Tian, Y. - Presenter, West Virginia University
Zamarripa, M. A., National Energy Technology Laboratory
Paul, B., University of Wisconsin-Madison
Computer-aided process design plays a critical role in chemical process industry which can quantitatively evaluate process alternatives and identify ways of improvements. However, it is a challenging task to decide on the optimal design among plethora of plausible process configurations. Process synthesis [1-2] provides an instrumental tool striving to determine the most promising equipment and stream combinations together with optimal design and operating conditions driven by mathematical optimization. These strategies typically require a postulation of a superstructure network encapsulating all flowsheets of interest [3-4], which restrict the optimality and creativity of process design by expert knowledge. More recently, reinforcement learning (RL)-assisted process design has received increasing interest [5-7] which offers the potential to identify optimal process solutions without pre-postulating process structures. However, a key open research question lies in how to enable the RL agent to effectively search the resulting combinatorial design space, in which the number of infeasible designs can be larger than the feasible ones in orders of magnitude.

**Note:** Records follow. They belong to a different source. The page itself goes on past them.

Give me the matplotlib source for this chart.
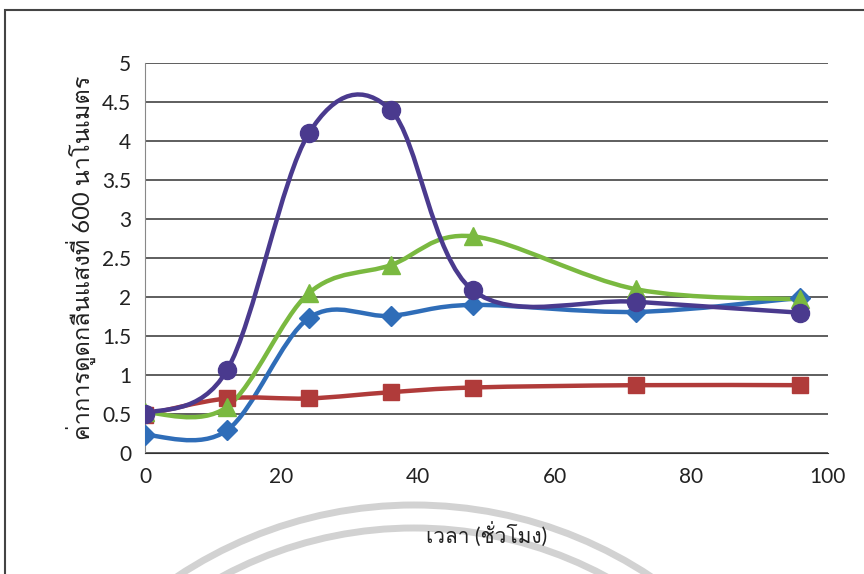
import matplotlib
matplotlib.use("Agg")
import matplotlib.pyplot as plt
from matplotlib import font_manager
from matplotlib.ft2font import FT2Font
from matplotlib.path import Path
from matplotlib.patches import PathPatch, Arc, Rectangle
from matplotlib.transforms import IdentityTransform
import numpy as np

# data
hours = [0, 12, 24, 36, 48, 72, 96]
blue = [0.23, 0.29, 1.73, 1.76, 1.90, 1.81, 1.99]
red = [0.49, 0.70, 0.70, 0.78, 0.84, 0.87, 0.87]
green = [0.52, 0.59, 2.05, 2.41, 2.78, 2.10, 1.97]
purple = [0.50, 1.06, 4.10, 4.40, 2.09, 1.94, 1.80]

xlabel = "เวลา (ชั่วโมง)"
ylabel = "ค่าการดูดกลืนแสงที่ 600 นาโนเมตร"

# find an installed font that has Thai glyphs
thai_font = None
for f in font_manager.fontManager.ttflist:
    try:
        ft = FT2Font(f.fname)
        if ft.get_char_index(ord("ก")) and ft.get_char_index(ord("ู")):
            thai_font = f.name
            break
    except Exception:
        pass
families = ["Lato"] + ([thai_font] if thai_font else []) + ["DejaVu Sans"]
plt.rcParams["font.family"] = families


def smooth_path(x, y):
    # Excel-like smoothed line (Catmull-Rom as cubic Bezier)
    pts = np.column_stack([x, y]).astype(float)
    n = len(pts)
    verts = [pts[0]]
    codes = [Path.MOVETO]
    for i in range(n - 1):
        p0 = pts[i - 1] if i > 0 else pts[i]
        p1 = pts[i]
        p2 = pts[i + 1]
        p3 = pts[i + 2] if i + 2 < n else pts[i + 1]
        c1 = p1 + (p2 - p0) / 6
        c2 = p2 - (p3 - p1) / 6
        verts += [c1, c2, p2]
        codes += [Path.CURVE4] * 3
    return Path(verts, codes)


fig = plt.figure(figsize=(8.64, 5.74), dpi=100)

# faint watermark arcs at the bottom (behind everything)
for r in [428, 405]:
    fig.add_artist(Arc((414, -359), 2 * r, 2 * r, theta1=45, theta2=135,
                       transform=IdentityTransform(),
                       edgecolor="#d2d2d2", linewidth=5, zorder=-5))

ax = fig.add_axes([0.1678, 0.2108, 0.790, 0.679])
ax.patch.set_alpha(0)

series = [
    (blue, "#2f6db8", "D", 10),
    (red, "#b03b3a", "s", 12),
    (green, "#7ab940", "^", 13),
    (purple, "#4a3a8e", "o", 13),
]
for vals, col, mk, ms in series:
    ax.add_patch(PathPatch(smooth_path(hours, vals), fill=False,
                           edgecolor=col, linewidth=3.2, zorder=3))
    ax.plot(hours, vals, linestyle="none", marker=mk, markersize=ms,
            color=col, markeredgecolor=col, zorder=4)

ax.set_xlim(0, 100)
ax.set_ylim(0, 5)
ax.set_xticks([0, 20, 40, 60, 80, 100])
ax.set_yticks(np.arange(0, 5.01, 0.5))
ax.set_yticklabels(["0", "0.5", "1", "1.5", "2", "2.5", "3", "3.5", "4", "4.5", "5"])
ax.grid(axis="y", color="#333333", linewidth=1.1)
ax.set_axisbelow(True)
ax.tick_params(length=0, labelsize=15, colors="#222222", pad=10)
for s in ["top", "right"]:
    ax.spines[s].set_visible(False)
ax.spines["left"].set_color("#888888")
ax.spines["bottom"].set_color("#333333")

ax.set_xlabel(xlabel, fontsize=15, color="#222222", labelpad=26)
ax.set_ylabel(ylabel, fontsize=17, color="#222222", labelpad=4)

# chart frame (top and left edges visible)
fig.add_artist(Rectangle((5 / 864, -0.05), 1.2, 1 - 10 / 574 + 0.05,
                         transform=fig.transFigure, fill=False,
                         edgecolor="#444444", linewidth=1.5))

fig.savefig("out.png", dpi=100)
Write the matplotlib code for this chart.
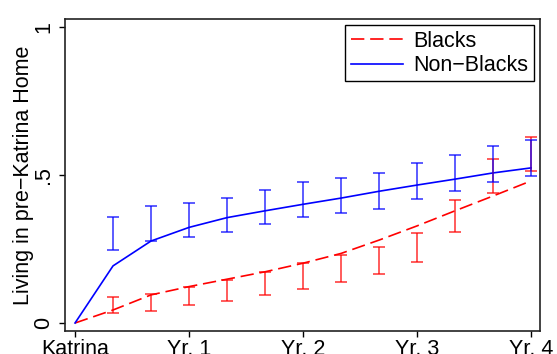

In this work, we present an extension of the RL approach for systematic process design recently developed under a collaborative project [8]. Therein, the workflow starts with the users selecting a pool of candidate process units (e.g., flash column, reactor), the rigorous models of which are supported by the Institute for the Design of Advanced Energy System (IDAES) Integrated Platform [9]. Initial process designs are generated via random initializations as stream inlet-outlet matrices and optimized using the IDAES platform, the objective function value of which is the reward to RL agent. Deep Q-Network [10] is employed as the RL agent including a series of convolutional neural network layers and fully connected layers to compute the actions of adding or removing any stream connections, thus creating a new process design. A new posterior recycle screening procedure is incorporated which can systematically identify the redundant recycle loops due to the existence of mixer(s) and splitter(s). The process design will be informed back to the RL agent to refine its learning. The iteration continues until the maximum number of steps is reached with a number of feasible process designs generated. To further expedite the RL search of the design space which can comprise the selection of any candidate unit(s) with arbitrary stream connections, we investigate the different definitions of RL reward function and their impacts in driving RL agent to explore more complicated versus intensified process configurations. A sub-space search strategy is also developed to branch the feasible design space with parallel computing to accelerate the discovery of feasible process design solutions and ensure the robust search particularly when a large pool of candidate process units is selected by the user. The potential and efficiency of the enhanced RL-assisted process design strategy will be demonstrated via a hydrodealkylation example.